The arrogant presumption of this group is stunning. Our communities are not rungs on the ladder of their personal ambition. That they seem to think so is a cause of great concern for us. We also see their predation as an opportunity, however. Because they are poised to strike, we must respond, and that necessity gives rise to a call for a viable alternative – and a reason for the community to consider it.
Our alternative is the neighborhood council. We have examined many options within the context of the Chicago political system, with its unique challenges to residents of the South Side, and we think that it is essential that a deliberative body selected from the community and by the community should become a part of the process proposals have to go through to get approved. Every developer should have to come before the people and answer all of the questions of the community and respond to all of the requirements of the council in order to be approved, just as they have to satisfy the planning department and the alderman.

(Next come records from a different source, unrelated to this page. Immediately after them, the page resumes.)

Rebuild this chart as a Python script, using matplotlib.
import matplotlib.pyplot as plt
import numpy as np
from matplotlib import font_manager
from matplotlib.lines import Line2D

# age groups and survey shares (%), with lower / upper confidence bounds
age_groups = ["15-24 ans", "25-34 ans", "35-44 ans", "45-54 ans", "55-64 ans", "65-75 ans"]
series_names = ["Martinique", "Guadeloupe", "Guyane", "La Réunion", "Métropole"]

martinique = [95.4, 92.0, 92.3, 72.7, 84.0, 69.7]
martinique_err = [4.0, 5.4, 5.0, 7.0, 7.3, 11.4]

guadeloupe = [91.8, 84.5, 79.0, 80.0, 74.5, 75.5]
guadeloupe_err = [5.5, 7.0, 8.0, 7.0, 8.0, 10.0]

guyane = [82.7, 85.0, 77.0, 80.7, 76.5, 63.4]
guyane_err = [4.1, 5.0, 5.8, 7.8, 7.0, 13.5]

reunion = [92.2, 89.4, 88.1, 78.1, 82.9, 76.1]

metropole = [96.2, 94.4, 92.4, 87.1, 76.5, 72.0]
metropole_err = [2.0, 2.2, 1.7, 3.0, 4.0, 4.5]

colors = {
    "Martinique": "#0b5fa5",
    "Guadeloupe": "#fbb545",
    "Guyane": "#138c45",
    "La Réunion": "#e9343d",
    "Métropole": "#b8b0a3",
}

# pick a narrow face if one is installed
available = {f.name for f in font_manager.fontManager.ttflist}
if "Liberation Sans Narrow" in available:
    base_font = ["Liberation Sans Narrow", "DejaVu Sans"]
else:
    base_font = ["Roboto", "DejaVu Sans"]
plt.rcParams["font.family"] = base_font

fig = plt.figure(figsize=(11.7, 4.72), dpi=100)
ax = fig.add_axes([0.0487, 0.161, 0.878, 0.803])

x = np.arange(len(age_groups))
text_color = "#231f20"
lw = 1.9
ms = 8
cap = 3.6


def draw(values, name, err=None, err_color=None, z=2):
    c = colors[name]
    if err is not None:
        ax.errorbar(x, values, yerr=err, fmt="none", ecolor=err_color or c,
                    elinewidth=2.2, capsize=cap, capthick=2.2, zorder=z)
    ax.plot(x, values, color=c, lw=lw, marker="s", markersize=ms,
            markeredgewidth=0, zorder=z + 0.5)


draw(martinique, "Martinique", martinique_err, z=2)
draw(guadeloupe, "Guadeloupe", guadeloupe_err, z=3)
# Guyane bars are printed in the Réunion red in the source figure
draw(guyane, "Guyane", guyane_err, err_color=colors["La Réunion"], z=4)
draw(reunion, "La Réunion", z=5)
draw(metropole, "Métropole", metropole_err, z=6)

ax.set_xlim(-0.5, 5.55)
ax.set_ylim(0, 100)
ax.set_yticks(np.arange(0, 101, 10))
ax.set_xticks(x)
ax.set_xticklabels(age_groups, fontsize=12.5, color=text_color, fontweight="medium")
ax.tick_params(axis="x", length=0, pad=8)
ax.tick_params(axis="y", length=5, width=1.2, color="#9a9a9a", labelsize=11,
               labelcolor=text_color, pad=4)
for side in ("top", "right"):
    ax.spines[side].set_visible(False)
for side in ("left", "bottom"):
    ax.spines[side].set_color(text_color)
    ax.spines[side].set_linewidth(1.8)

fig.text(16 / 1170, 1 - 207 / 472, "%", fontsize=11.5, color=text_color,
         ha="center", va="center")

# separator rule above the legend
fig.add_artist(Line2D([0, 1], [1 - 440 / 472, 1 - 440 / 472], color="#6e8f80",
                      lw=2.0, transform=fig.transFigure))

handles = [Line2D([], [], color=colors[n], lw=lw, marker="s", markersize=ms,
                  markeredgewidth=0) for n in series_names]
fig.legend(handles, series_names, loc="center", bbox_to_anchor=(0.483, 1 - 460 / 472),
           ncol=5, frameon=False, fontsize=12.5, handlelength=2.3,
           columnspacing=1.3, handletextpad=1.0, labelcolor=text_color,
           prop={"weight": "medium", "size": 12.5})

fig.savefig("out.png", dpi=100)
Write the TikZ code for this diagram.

If one is concerned about managing development pressure, local councils just make better sense than some mega-development corporation. An excellent example of how this approach can work successfully is just to the north of Hyde Park, in the North Kenwood-Oakland Conservation Area. There, developments must be approved by a board selected by the alderman and okayed by the mayor. I have seen major developers held up by very specific changes to materials or design that members of the council wanted. The process is slowed down sometimes, but drive through the Conservation Area today, and you see a thoughtfully developed community, with in-fill projects that are much better constructed and much more in keeping with the scale and style of the existing architecture than a lot of other South Side projects. Local control over development does not scare it off. It makes it better.
Chicago city officials are often just too hasty when it comes to tearing down buildings and approving the grand dreams of developers. The city’s aggressive demolition policies in Woodlawn, for example, have led to a population so low that even the most basic services are scarce. State Street south of Cermak remains largely vacant years after acres of public housing was torn down and developers were awarded contracts to rebuild. The truth is simple, if awkward: politicians cannot be trusted to advance the priorities of the community, not when left to their own devices. Instead, they will be convinced to compromise, and the neighborhood will suffer.
There is no need to end up in this situation. Local development councils ensure that the people have a say in what is built in their community. There are many other advantages to these councils as well, and we will explore them one by one. The ability of residents to manage change in the community is the one that goes to the very heart of what is wrong with politics and building in Chicago and gives the people a way to right it. What our neighborhoods need is not a mega-development corporation. We need to have control over what happens where we live.